06.02.2020
Fachgespräch im Hafen Stuttgart
Draußen strömen mit hoher Geschwindigkeit die braunen Wassermassen des Neckars vorbei. Schiffe fahren wegen des Hochwassers keine. Dafür dreht es sich drinnen, im Verwaltungsgebäude der Hafen Stuttgart GmbH, alles um die Binnenschifffahrt. Die Landtagsfraktion der Grünen hatte zum Fachgespräch geladen.
Hafengeschäftsführer Carsten Strähle wies auf überlastete Straßen, den Ausbaubedarf bei den Schienenwegen und die großen, ungenutzten Kapazitäten auf den Wasserwegen hin. Man treibe als Häfen entlang des Neckars die „Containerisierung“ voran, da diese Potentiale für den Güterverkehr bieten würde. Wichtig sei auch und insbesondere die Sanierung und der Ausbau der Schleusen am Neckar.
Damit rannte er bei Verkehrsminister Winne Hermann offene (Schleusen)Tore ein. Dieser wies darauf hin, man bräuchte einen Verbund aus Schienen- und Wasserwegen sowie Straßen. Bedauerlicherweise habe das Binnenschiff in den letzten Jahren Verkehrsanteile verloren. Das habe auch mit der schwachen Position der Binnenschifffahrt, dem für die meisten Menschen „unbekannten Wesen“, zu tun. Er verwies darauf, dass das Land schon vor vielen Jahren dem Bund 15 Planer zur Verfügung gestellt habe, um die Ausbaupläne der Schleusen am Neckar voran zu treiben. Er forderte aber auch, dass die Schiffe bei den Emissionen sauberer werden müssten.

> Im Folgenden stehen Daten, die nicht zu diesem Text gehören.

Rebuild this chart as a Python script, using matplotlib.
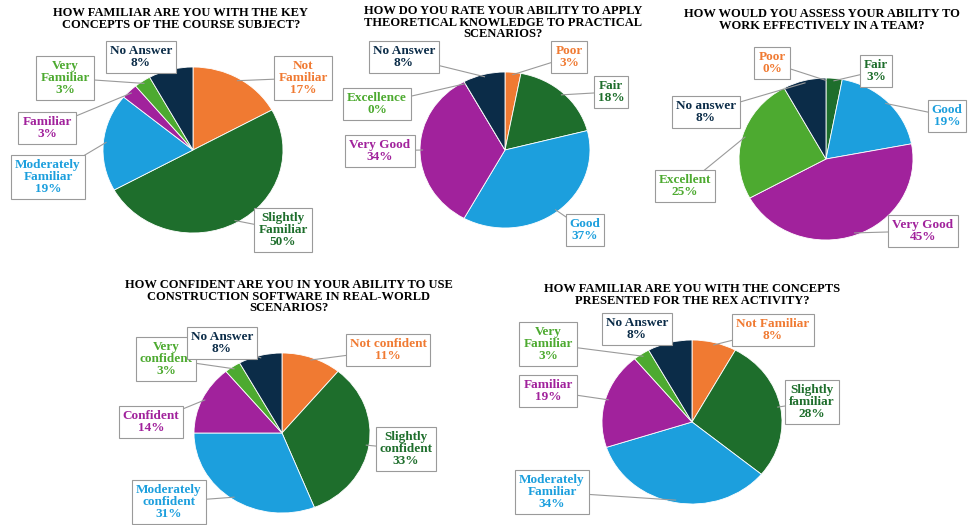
import numpy as np
import matplotlib.pyplot as plt

W, H = 969, 525

orange = '#F07A32'
dgreen = '#1E6E2C'
blue = '#1C9FDD'
magenta = '#A1229C'
lgreen = '#4DAA30'
navy = '#0B2C48'

# Q1
q1_title = 'HOW FAMILIAR ARE YOU WITH THE KEY\nCONCEPTS OF THE COURSE SUBJECT?'
q1_labels = ['Not\nFamiliar', 'Slightly\nFamiliar', 'Moderately\nFamiliar', 'Familiar', 'Very\nFamiliar', 'No Answer']
q1_values = [17, 50, 19, 3, 3, 8]

# Q2
q2_title = 'HOW DO YOU RATE YOUR ABILITY TO APPLY\nTHEORETICAL KNOWLEDGE TO PRACTICAL\nSCENARIOS?'
q2_labels = ['Poor', 'Fair', 'Good', 'Very Good', 'Excellence', 'No Answer']
q2_values = [3, 18, 37, 34, 0, 8]

# Q3
q3_title = 'HOW WOULD YOU ASSESS YOUR ABILITY TO\nWORK EFFECTIVELY IN A TEAM?'
q3_labels = ['Poor', 'Fair', 'Good', 'Very Good', 'Excellent', 'No answer']
q3_values = [0, 3, 19, 45, 25, 8]

# Q4
q4_title = 'HOW CONFIDENT ARE YOU IN YOUR ABILITY TO USE\nCONSTRUCTION SOFTWARE IN REAL-WORLD\nSCENARIOS?'
q4_labels = ['Not confident', 'Slightly\nconfident', 'Moderately\nconfident', 'Confident', 'Very\nconfident', 'No Answer']
q4_values = [11, 33, 31, 14, 3, 8]

# Q5
q5_title = 'HOW FAMILIAR ARE YOU WITH THE CONCEPTS\nPRESENTED FOR THE REX ACTIVITY?'
q5_labels = ['Not Familiar', 'Slightly\nfamiliar', 'Moderately\nFamiliar', 'Familiar', 'Very\nFamiliar', 'No Answer']
q5_values = [8, 28, 34, 19, 3, 8]

# same colour order in every chart
slice_colors = [orange, dgreen, blue, magenta, lgreen, navy]

# layout in pixels: title (x, y), pie centre, radii, label box centres
charts = [
    dict(title=q1_title, labels=q1_labels, values=q1_values,
         tpos=(181, 7), c=(193, 150), r=(90, 83),
         lpos=[(303, 78), (283, 230), (48, 177), (47, 128), (65, 78), (141, 57)]),
    dict(title=q2_title, labels=q2_labels, values=q2_values,
         tpos=(503, 5), c=(505, 150), r=(85, 78),
         lpos=[(569, 57), (611, 92), (585, 230), (380, 151), (377, 104), (404, 57)]),
    dict(title=q3_title, labels=q3_labels, values=q3_values,
         tpos=(822, 8), c=(826, 159), r=(87, 81),
         lpos=[(772, 63), (876, 71), (947, 116), (923, 231), (685, 186), (706, 112)]),
    dict(title=q4_title, labels=q4_labels, values=q4_values,
         tpos=(289, 279), c=(282, 433), r=(88, 80),
         lpos=[(388, 350), (406, 449), (169, 502), (151, 422), (166, 359), (222, 343)]),
    dict(title=q5_title, labels=q5_labels, values=q5_values,
         tpos=(692, 283), c=(692, 422), r=(90, 82),
         lpos=[(773, 330), (812, 402), (552, 492), (548, 391), (548, 344), (637, 329)]),
]

fig = plt.figure(figsize=(W / 100, H / 100), dpi=100)
font = 'Liberation Serif'

for ch in charts:
    cx, cy = ch['c']
    rx, ry = ch['r']
    ax = fig.add_axes([(cx - rx) / W, 1 - (cy + ry) / H, 2 * rx / W, 2 * ry / H])
    ax.pie(ch['values'], colors=slice_colors, startangle=90, counterclock=False,
           wedgeprops=dict(edgecolor='white', linewidth=0.6))
    ax.set_aspect('auto')
    ax.set_xlim(-1, 1)
    ax.set_ylim(-1, 1)
    ax.axis('off')

# overlay in pixel coordinates for titles, labels and leader lines
ov = fig.add_axes([0, 0, 1, 1])
ov.set_xlim(0, W)
ov.set_ylim(H, 0)
ov.axis('off')
ov.patch.set_alpha(0)

for ch in charts:
    cx, cy = ch['c']
    rx, ry = ch['r']
    ov.text(ch['tpos'][0], ch['tpos'][1], ch['title'], ha='center', va='top',
            fontsize=9, fontweight='bold', family=font, linespacing=0.95)
    total = sum(ch['values'])
    cum = 0
    for lab, v, col, (lx, ly) in zip(ch['labels'], ch['values'], slice_colors, ch['lpos']):
        f = (cum + v / 2) / total
        cum += v
        th = np.pi / 2 - 2 * np.pi * f
        px = cx + 0.97 * rx * np.cos(th)
        py = cy - 0.97 * ry * np.sin(th)
        ov.plot([lx, px], [ly, py], color='#9a9a9a', lw=0.8, zorder=2)
        ov.text(lx, ly, f'{lab}\n{v}%', ha='center', va='center', fontsize=9.5,
                fontweight='bold', family=font, color=col, linespacing=0.95, zorder=3,
                bbox=dict(boxstyle='square,pad=0.3', fc='white', ec='#9a9a9a', lw=0.8))

fig.savefig('out.png', dpi=100)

Aus der Wissenschaft war Prof. Tobias Bernecker von der Hochschule Heilbronn flussaufwärts angereist. Er hatte allerhand Statistiken mitgebracht. So läge der Anteil der Binnenschifffahrt an der Verkehrsleistung des Güterverkehrs in Baden-Württemberg nur bei 8,1 Prozent (Bund: 10,3). Die Binnenschifffahrt in Deutschland werde stark von den Häfen in NRW und Hessen dominiert. Was deutlich wachsen würde sei der Containertransport. Die Binnenschifffahrt habe im Wesentlichen zwei Probleme: Güter würden oft als „Streumengen“ anfallen, also nicht bei einem Unternehmen in den Mengen, dass sich der Transport per Binnenschiff wirtschaftlich darstellen ließe. Zweitens stellten die Sondermaße der Neckarschleusen eine Einschränkung dar, da sie von größeren Schiffen nicht genutzt werden könnten. Andererseits benötige kein Verkehrsträger so wenig Infrastruktur wie das Schiff. Im Kohleausstieg und den entfallenden Kohletransporten sah er nicht nur ein Risiko für die Binnenschifffahrt, sondern auch eine Chance. Freiwerdende Flächen in den Häfen müssten dafür eine „hafenaffine Nachnutzung“ erhalten. „Logistikunternehmen gehören in Häfen.“
Dr. Wolfgang Hönemann als Vertreter des Hafens in Rotterdam zeigte weitere Handlungsfelder auf: Im Vor- und Nachlauf des Gütertransports per Binnenschiff sollte die zulässige Tonnage der Lastwagen heraufgesetzt werden, Schwerguttransporte auf der Straße sollten nur zugelassen werden, wenn ein Transport per Binnenschiff nachweislich ausscheide und Umschlaganlagen in den Häfen müssten modernisiert werden.